Well I haven't used anything yet. As far as clubs out of town, the area I'm in is literally the middle of nowhere, it's a long ass drive to find that. I'm not a big club/bar type of person. While I do have interest in men it's kind of hard to describe but I spent such a long time in my youth trying to convince myself that I was just straight normal rural mr american, I have ingrained in my head rather strongly a certain way that I am used to interacting with other men, and I doubt I could feel the way about a man the way have felt about some women in the past. Both times I have a sex with men, it was a one time thing, very casual and anonymous, and I wasn't looking for an emotional connection with that person, I'm fine that never I got to deeply know them and I never saw them again. Keep in mind this has happened twice in my entire life so it's not like I am constantly out seeking this it was just a chance encounter, an opportunity that matched a desire and I acted on it. All of my sexual relationships with women have been somewhat serious monogamous relationships that were social in addition to sexual.

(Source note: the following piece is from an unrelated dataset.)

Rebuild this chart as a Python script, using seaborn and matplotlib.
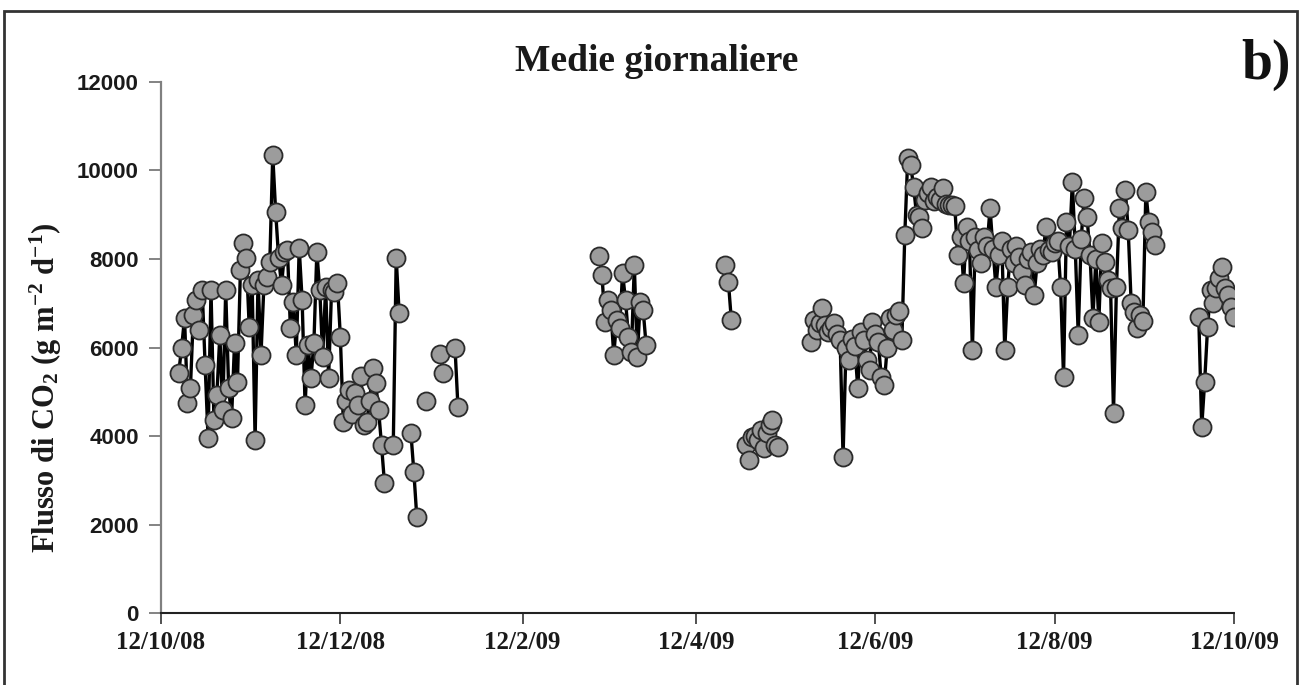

They were 'proper girlfriends,' a descriptor I hate to use but can't think of a better one. While I was in these relationships i was happy and I enjoyed my sex life very much.

 

I know how to meet women, and I've never had success meeting any through online dating, I think i was just little too old for that craze to work for me. Would something like grindr work differently just due to the differences between how homosexual or bisexual men think about meeting people and sex?